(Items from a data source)
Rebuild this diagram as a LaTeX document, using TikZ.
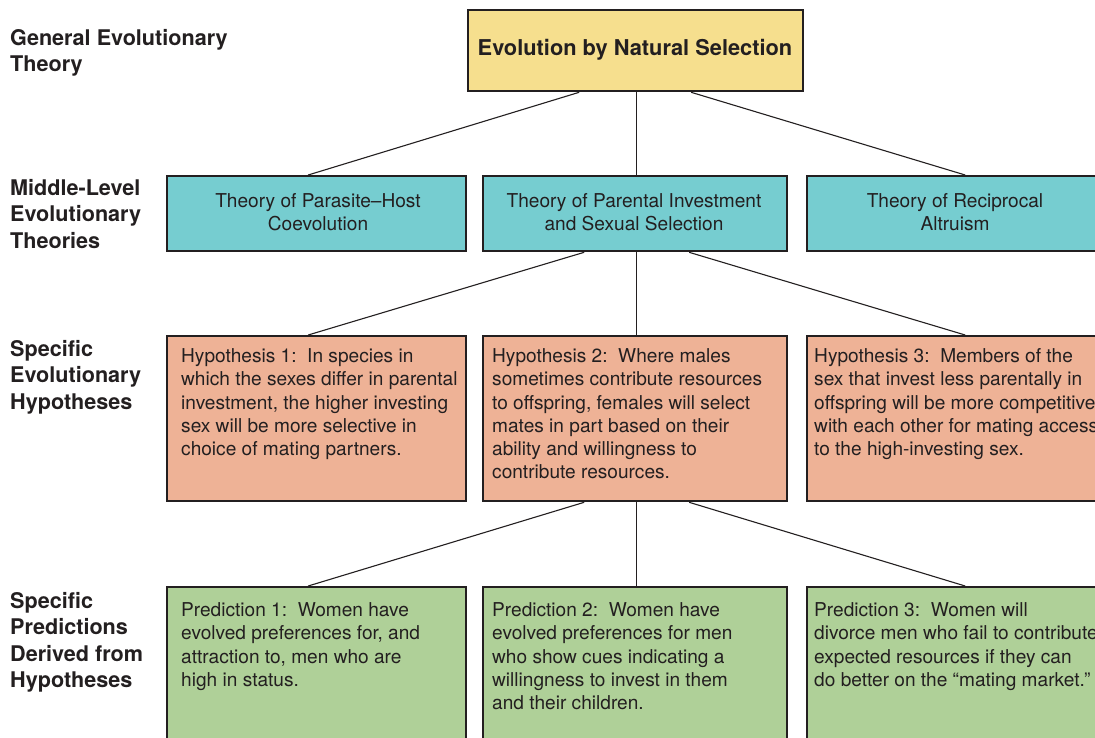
\documentclass[tikz,border=0pt]{standalone}
\usepackage{fontspec}
\setmainfont{TeX Gyre Heros}
\definecolor{ink}{RGB}{35,31,32}
\definecolor{yel}{RGB}{246,223,142}
\definecolor{teal}{RGB}{118,205,208}
\definecolor{salmon}{RGB}{238,178,150}
\definecolor{grn}{RGB}{175,208,152}
\tikzset{
  box/.style={draw=ink, line width=2.3pt, rectangle, anchor=north west, inner sep=0pt},
  conn/.style={draw=ink, line width=1.1pt},
  body/.style={text=ink, inner sep=0pt, anchor=north west, align=left, font=\fontsize{19.1}{23.2}\selectfont},
  mid/.style={text=ink, inner sep=0pt, align=center, font=\fontsize{19.1}{23.2}\selectfont},
  side/.style={text=ink, inner sep=0pt, anchor=north west, align=left, font=\bfseries\fontsize{21.6}{26.5}\selectfont},
}
\begin{document}
\begin{tikzpicture}[x=1pt,y=-1pt]
\useasboundingbox (0,0) rectangle (1095,737);
\clip (0,0) rectangle (1095,737);
\fill[white] (0,0) rectangle (1095,737);

% side labels
\node[side] (l1) at (10,29) {General Evolutionary\\Theory};
\node[side] (l2) at (10,179) {Middle-Level\\Evolutionary\\Theories};
\node[side] (l3) at (10,340) {Specific\\Evolutionary\\Hypotheses};
\node[side] (l4) at (10,592) {Specific\\Predictions\\Derived from\\Hypotheses};

% top
\node[box, fill=yel, minimum width=335pt, minimum height=81pt] (top) at (467,9) {};
\node[text=ink, inner sep=0pt, font=\bfseries\fontsize{21.8}{25}\selectfont] (toptxt) at (635,50) {Evolution by Natural Selection};

% middle theories
\node[box, fill=teal, minimum width=299pt, minimum height=75pt] (m1) at (166,175) {};
\node[box, fill=teal, minimum width=304pt, minimum height=75pt] (m2) at (482,175) {};
\node[box, fill=teal, minimum width=310pt, minimum height=75pt] (m3) at (806,175) {};
\node[mid] (m1t) at (318,212) {Theory of Parasite–Host\\Coevolution};
\node[mid] (m2t) at (634,212) {Theory of Parental Investment\\and Sexual Selection};
\node[mid] (m3t) at (955,212) {Theory of Reciprocal\\Altruism};

% hypotheses
\node[box, fill=salmon, minimum width=299pt, minimum height=165pt] (h1) at (166,335) {};
\node[box, fill=salmon, minimum width=304pt, minimum height=165pt] (h2) at (482,335) {};
\node[box, fill=salmon, minimum width=310pt, minimum height=165pt] (h3) at (806,335) {};
\node[body] (h1t) at (181,348.5) {Hypothesis 1:\ \ In species in\\which the sexes differ in parental\\investment, the higher investing\\sex will be more selective in\\choice of mating partners.};
\node[body] (h2t) at (492,348.5) {Hypothesis 2:\ \ Where males\\sometimes contribute resources\\to offspring, females will select\\mates in part based on their\\ability and willingness to\\contribute resources.};
\node[body] (h3t) at (814,348.5) {Hypothesis 3:\ \ Members of the\\sex that invest less parentally in\\offspring will be more competitive\\with each other for mating access\\to the high-investing sex.};

% predictions
\node[box, fill=grn, minimum width=299pt, minimum height=170pt] (p1) at (166,586) {};
\node[box, fill=grn, minimum width=304pt, minimum height=170pt] (p2) at (482,586) {};
\node[box, fill=grn, minimum width=310pt, minimum height=170pt] (p3) at (806,586) {};
\node[body] (p1t) at (181,602.5) {Prediction 1:\ \ Women have\\evolved preferences for, and\\attraction to, men who are\\high in status.};
\node[body] (p2t) at (492,602.5) {Prediction 2:\ \ Women have\\evolved preferences for men\\who show cues indicating a\\willingness to invest in them\\and their children.};
\node[body] (p3t) at (814,602.5) {Prediction 3:\ \ Women will\\divorce men who fail to contribute\\expected resources if they can\\do better on the “mating market.”};

% connectors
\draw[conn] ([xshift=-56.5pt]top.south) -- ([xshift=-8.5pt]m1.north);
\draw[conn] ([xshift=0.5pt]top.south) -- ([xshift=1pt]m2.north);
\draw[conn] ([xshift=55.5pt]top.south) -- ([xshift=3pt]m3.north);

\draw[conn] ([xshift=-51pt]m2.south) -- ([xshift=-8.5pt]h1.north);
\draw[conn] ([xshift=1pt]m2.south) -- ([xshift=1pt]h2.north);
\draw[conn] ([xshift=54pt]m2.south) -- ([xshift=3pt]h3.north);

\draw[conn] ([xshift=-51pt]h2.south) -- ([xshift=-8.5pt]p1.north);
\draw[conn] ([xshift=1pt]h2.south) -- ([xshift=1pt]p2.north);
\draw[conn] ([xshift=54pt]h2.south) -- ([xshift=3pt]p3.north);
\end{tikzpicture}
\end{document}
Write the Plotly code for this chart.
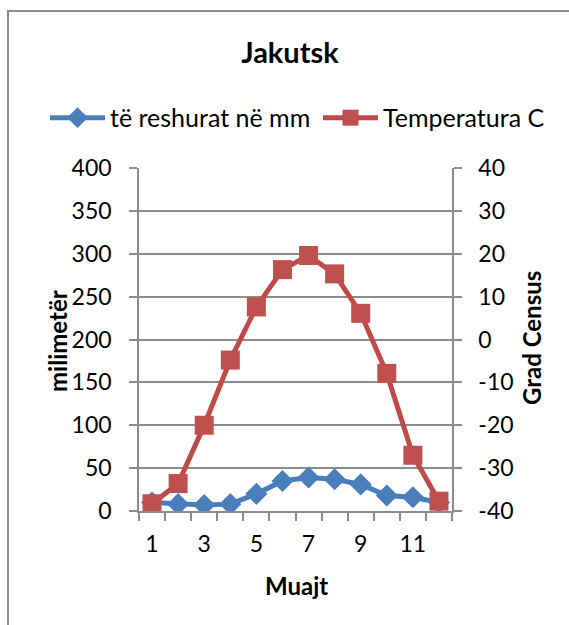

#### Short task
Give again, word for word, every line from the top of the data through the line with "(l4) at (10,592)", both ends included, and exclude the pictures.

#### Solution for this problem
Rebuild this diagram as a LaTeX document, using TikZ.
\documentclass[tikz,border=0pt]{standalone}
\usepackage{fontspec}
\setmainfont{TeX Gyre Heros}
\definecolor{ink}{RGB}{35,31,32}
\definecolor{yel}{RGB}{246,223,142}
\definecolor{teal}{RGB}{118,205,208}
\definecolor{salmon}{RGB}{238,178,150}
\definecolor{grn}{RGB}{175,208,152}
\tikzset{
  box/.style={draw=ink, line width=2.3pt, rectangle, anchor=north west, inner sep=0pt},
  conn/.style={draw=ink, line width=1.1pt},
  body/.style={text=ink, inner sep=0pt, anchor=north west, align=left, font=\fontsize{19.1}{23.2}\selectfont},
  mid/.style={text=ink, inner sep=0pt, align=center, font=\fontsize{19.1}{23.2}\selectfont},
  side/.style={text=ink, inner sep=0pt, anchor=north west, align=left, font=\bfseries\fontsize{21.6}{26.5}\selectfont},
}
\begin{document}
\begin{tikzpicture}[x=1pt,y=-1pt]
\useasboundingbox (0,0) rectangle (1095,737);
\clip (0,0) rectangle (1095,737);
\fill[white] (0,0) rectangle (1095,737);

% side labels
\node[side] (l1) at (10,29) {General Evolutionary\\Theory};
\node[side] (l2) at (10,179) {Middle-Level\\Evolutionary\\Theories};
\node[side] (l3) at (10,340) {Specific\\Evolutionary\\Hypotheses};
\node[side] (l4) at (10,592) {Specific\\Predictions\\Derived from\\Hypotheses};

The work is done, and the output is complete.